I found a hilarious article the other day in the Newsweek archives…back in 1995, a guy named Clifford Stoll penned an op-ed for Newsweek titled: “The Internet? Bah!” He goes on to talk about all the ways in which the Internet had been overhyped and wasn’t going to turn out to be that big of a deal.
Reading it now, in 2010, is deeply entertaining. Here’s a sampling:
The truth is, no online database will replace your daily newspaper, no CD-ROM can take the place of a competent teacher and no computer network will change the way government works…
How about electronic publishing? Try reading a book on disc. At best, it’s an unpleasant chore: the myopic glow of a clunky computer replaces the friendly pages of a book. And you can’t tote that laptop to the beach. Yet Nicholas Negroponte, director of the MIT Media Lab, predicts that we’ll soon buy books and newspapers straight over the Internet. Uh, sure.
This next part is my favorite:
Then there’s cyberbusiness. We’re promised instant catalog shopping–just point and click for great deals. We’ll order airline tickets over the network, make restaurant reservations and negotiate sales contracts. Stores will become obselete. So how come my local mall does more business in an afternoon than the entire Internet handles in a month? Even if there were a trustworthy way to send money over the Internet–which there isn’t–the network is missing a most essential ingredient of capitalism: salespeople.
In the author’s defense, the Internet really was pretty bad back in 1995. There was no Google, it was wildly inefficient to search for information, most people didn’t even have e-mail addresses, and there was no online social networking as we know it today. And Stoll wasn’t railing against technology so much as he was debunking the utopian visionaries talking about how The Internet Will Change Everything, and warning against the tendency of technology to isolate people from each other – real human connections are more important than mindless data points in an ocean of information.
But what this article ultimately reminds me of is that a lot of our predictions about the future will often turn out to be wildly wrong. While it’s true that techno-visionaries can be overly optimistic, we shouldn’t discount the ability of technology to change the way we interact with our world – and we shouldn’t underestimate the human potential to adapt and embrace change.

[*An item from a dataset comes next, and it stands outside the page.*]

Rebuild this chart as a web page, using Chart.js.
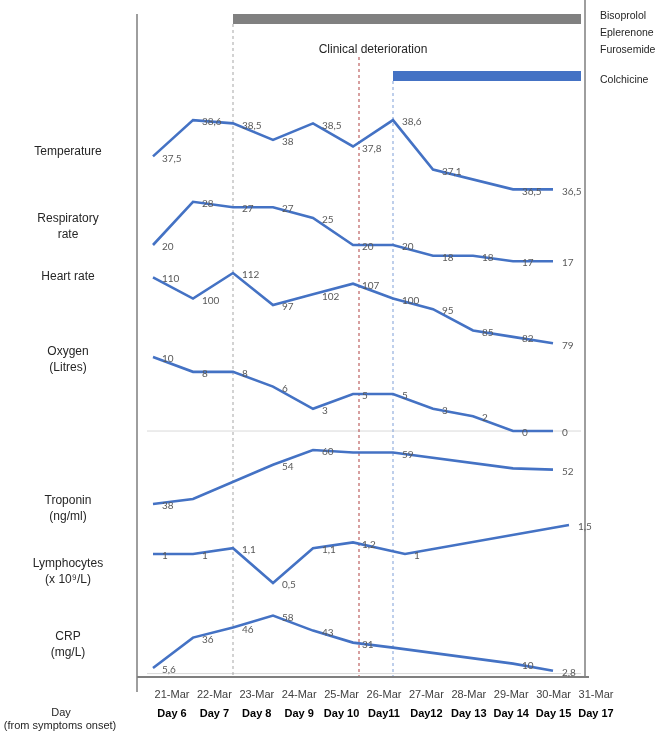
<!DOCTYPE html>
<html lang="en">
<head>
<meta charset="UTF-8">
<title>Clinical course timeline</title>
<script src="https://cdn.jsdelivr.net/npm/chart.js"></script>
<style>
  html, body { margin: 0; padding: 0; background: #fff; }
  #timeline { display: block; }
</style>
</head>
<body>
<canvas id="timeline" width="656" height="736"></canvas>
<script>
// day offset from 21-Mar for each column of measurements
const days = [0, 1, 2, 3, 4, 5, 6, 7, 8, 9, 10];
const dateLabels = ['21-Mar', '22-Mar', '23-Mar', '24-Mar', '25-Mar', '26-Mar', '27-Mar', '28-Mar', '29-Mar', '30-Mar', '31-Mar'];
const dayLabels = ['Day 6', 'Day 7', 'Day 8', 'Day 9', 'Day 10', 'Day11', 'Day12', 'Day 13', 'Day 14', 'Day 15', 'Day 17'];

const temperature = [37.5, 38.6, 38.5, 38, 38.5, 37.8, 38.6, 37.1, null, 36.5, 36.5];
const respiratoryRate = [20, 28, 27, 27, 25, 20, 20, 18, 18, 17, 17];
const heartRate = [110, 100, 112, 97, 102, 107, 100, 95, 85, 82, 79];
const oxygen = [10, 8, 8, 6, 3, 5, 5, 3, 2, 0, 0];
const troponin = [38, 40, null, 54, 60, 59, 59, null, null, 52.5, 52];
const troponinNoLabel = [1, 5, 9];
const lymphoDays = [0, 1, 2, 3, 4, 5, 6.3, 10.4];
const lymphocytes = [1, 1, 1.1, 0.5, 1.1, 1.2, 1, 1.5];
const crp = [5.6, 36, 46, 58, 43, 31, 26, null, null, 10, 2.8];
const crpNoLabel = [6];

// treatments: row 1 = Bisoprolol/Eplerenone/Furosemide, row 2 = Colchicine
const treatmentNames = [['Bisoprolol', 'Eplerenone', 'Furosemide'], ['Colchicine']];
const treatmentStart = [2, 6];
const treatmentEnd = [10.7, 10.7];
// treatment start, clinical deterioration, colchicine start
const eventDays = [2, 5.15, 6];

const rowNames = [['Temperature'], ['Respiratory', 'rate'], ['Heart rate'], ['Oxygen', '(Litres)'],
                  ['Troponin', '(ng/ml)'], ['Lymphocytes', '(x 10\u2079/L)'], ['CRP', '(mg/L)']];

const FONT = '"Liberation Sans", Arial, sans-serif';
const BLUE = '#4472C4';

function pts(xs, ys) {
    return xs.map((x, i) => ({ x: x, y: ys[i] }));
}

function series(axis, xs, ys, noLabel) {
    return {
        data: pts(xs, ys),
        yAxisID: axis,
        borderColor: BLUE,
        borderWidth: 2.6,
        pointRadius: 0,
        tension: 0,
        spanGaps: true,
        valueLabels: true,
        noLabel: noLabel || []
    };
}

function treatment(i, color) {
    return {
        data: [{ x: treatmentStart[i], y: i + 1 }, { x: treatmentEnd[i], y: i + 1 }],
        yAxisID: 'yT',
        borderColor: color,
        borderWidth: 10,
        borderCapStyle: 'butt',
        pointRadius: 0
    };
}

const hiddenY = (min, max, reverse) => ({ type: 'linear', display: false, min: min, max: max, reverse: !!reverse });

// frame, zero lines and event markers, behind the curves
const framePlugin = {
    id: 'frame',
    beforeDatasetsDraw(chart) {
        const { ctx, chartArea, scales } = chart;
        const x = scales.x;
        const rightX = x.getPixelForValue(10.8);
        ctx.save();

        // light zero lines for oxygen and CRP
        ctx.strokeStyle = '#d9d9d9';
        ctx.lineWidth = 1;
        ['yO', 'yC'].forEach(id => {
            const y = scales[id].getPixelForValue(0);
            ctx.beginPath();
            ctx.moveTo(x.getPixelForValue(-0.15), y);
            ctx.lineTo(x.getPixelForValue(10.7), y);
            ctx.stroke();
        });

        // dashed event lines
        const tops = [scales.yT.getPixelForValue(1) + 5, 57, scales.yT.getPixelForValue(2) + 5];
        const colors = ['#a6a6a6', '#b04040', '#7f9fd8'];
        ctx.setLineDash([3, 3]);
        ctx.lineWidth = 1;
        eventDays.forEach((d, i) => {
            const px = x.getPixelForValue(d);
            ctx.strokeStyle = colors[i];
            ctx.beginPath();
            ctx.moveTo(px, tops[i]);
            ctx.lineTo(px, chartArea.bottom);
            ctx.stroke();
        });
        ctx.setLineDash([]);

        // box
        ctx.strokeStyle = '#7f7f7f';
        ctx.lineWidth = 1.5;
        ctx.beginPath();
        ctx.moveTo(chartArea.left, 14);
        ctx.lineTo(chartArea.left, 692);
        ctx.moveTo(rightX, 0);
        ctx.lineTo(rightX, chartArea.bottom);
        ctx.stroke();
        ctx.lineWidth = 2;
        ctx.beginPath();
        ctx.moveTo(chartArea.left, chartArea.bottom);
        ctx.lineTo(rightX + 4, chartArea.bottom);
        ctx.stroke();
        ctx.restore();
    },
    afterDatasetsDraw(chart) {
        const ctx = chart.ctx;
        ctx.save();
        ctx.font = '10px Lato, sans-serif';
        ctx.fillStyle = '#595959';
        ctx.textAlign = 'left';
        ctx.textBaseline = 'middle';
        chart.data.datasets.forEach((ds, di) => {
            if (!ds.valueLabels) return;
            chart.getDatasetMeta(di).data.forEach((el, i) => {
                const v = ds.data[i].y;
                if (v === null || ds.noLabel.includes(i)) return;
                ctx.fillText(String(v).replace('.', ','), el.x + 9, el.y + 2);
            });
        });
        ctx.restore();
    },
    afterDraw(chart) {
        const { ctx, scales } = chart;
        const rightX = scales.x.getPixelForValue(10.8);
        ctx.save();
        ctx.fillStyle = '#262626';
        ctx.textBaseline = 'middle';

        // row names on the left
        ctx.font = '12px ' + FONT;
        ctx.textAlign = 'center';
        const rowY = [152, 219, 277, 352, 501, 564, 637];
        rowNames.forEach((lines, r) => {
            lines.forEach((t, k) => ctx.fillText(t, 68, rowY[r] + k * 15.5));
        });

        // event caption
        ctx.fillText('Clinical deterioration', scales.x.getPixelForValue(eventDays[1]) + 14, 50);

        ctx.font = '11px ' + FONT;
        ctx.fillText('Day', 61, 713);
        ctx.fillText('(from symptoms onset)', 60, 726);

        // treatment names on the right
        ctx.font = '10.5px ' + FONT;
        ctx.textAlign = 'left';
        const nameY = [16, 80];
        treatmentNames.forEach((names, r) => {
            names.forEach((t, k) => ctx.fillText(t, rightX + 15, nameY[r] + k * 17));
        });
        ctx.restore();
    }
};

const bottomAxis = (labels, bold, weight, height, pad) => ({
    type: 'linear',
    position: 'bottom',
    weight: weight,
    min: -0.8255,
    max: 10.802,
    grid: { display: false, drawTicks: false },
    border: { display: false },
    afterBuildTicks: s => { s.ticks = days.map(v => ({ value: v })); },
    afterFit: s => { s.height = height; },
    ticks: {
        autoSkip: false,
        maxRotation: 0,
        padding: pad,
        color: bold ? '#000' : '#404040',
        font: { family: FONT, size: 11, weight: bold ? 'bold' : 'normal' },
        callback: v => labels[v]
    }
});

new Chart(document.getElementById('timeline'), {
    type: 'line',
    data: {
        datasets: [
            treatment(0, '#808080'),
            treatment(1, BLUE),
            series('yTemp', days, temperature),
            series('yRR', days, respiratoryRate),
            series('yHR', days, heartRate),
            series('yO', days, oxygen),
            series('yTrop', days, troponin, troponinNoLabel),
            series('yL', lymphoDays, lymphocytes),
            series('yC', days, crp, crpNoLabel)
        ]
    },
    options: {
        responsive: false,
        animation: false,
        layout: { padding: { left: 137, right: 26, top: 0, bottom: 11 } },
        plugins: { legend: { display: false }, tooltip: { enabled: false } },
        scales: {
            x: { type: 'linear', display: false, min: -0.4, max: 11.925 },
            xd: bottomAxis(dateLabels, false, 0, 22, 11),
            xday: bottomAxis(dayLabels, true, 1, 26, 8),
            yT: hiddenY(0.667, 12.54, true),
            yTemp: hiddenY(21.72, 42.24),
            yRR: hiddenY(-60, 65.37),
            yHR: hiddenY(-77.7, 240.2),
            yO: hiddenY(-33.24, 58.25),
            yTrop: hiddenY(-32.65, 243.7),
            yL: hiddenY(-1.12, 10.55),
            yC: hiddenY(-3.4, 673.6)
        }
    },
    plugins: [framePlugin]
});
</script>
</body>
</html>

As Slate’s technology columnist, Farhad Manjoo put it:
Many of the technologies that we now take for granted—online social networks, Web video, and photo libraries—weren’t invented a decade ago and were only in their infancy five years ago. (YouTube celebrated its fifth birthday this month.) In a decade from now, I predict, we’ll be using gadgets and tech tools that nobody has conjured as of 2010.
In the realm of outlandish predictions, I feel more comfortable with the extreme optimists.
The only truly stupid prediction to make about the future is that nothing is going to change and that none of our technology is ever going to get any better.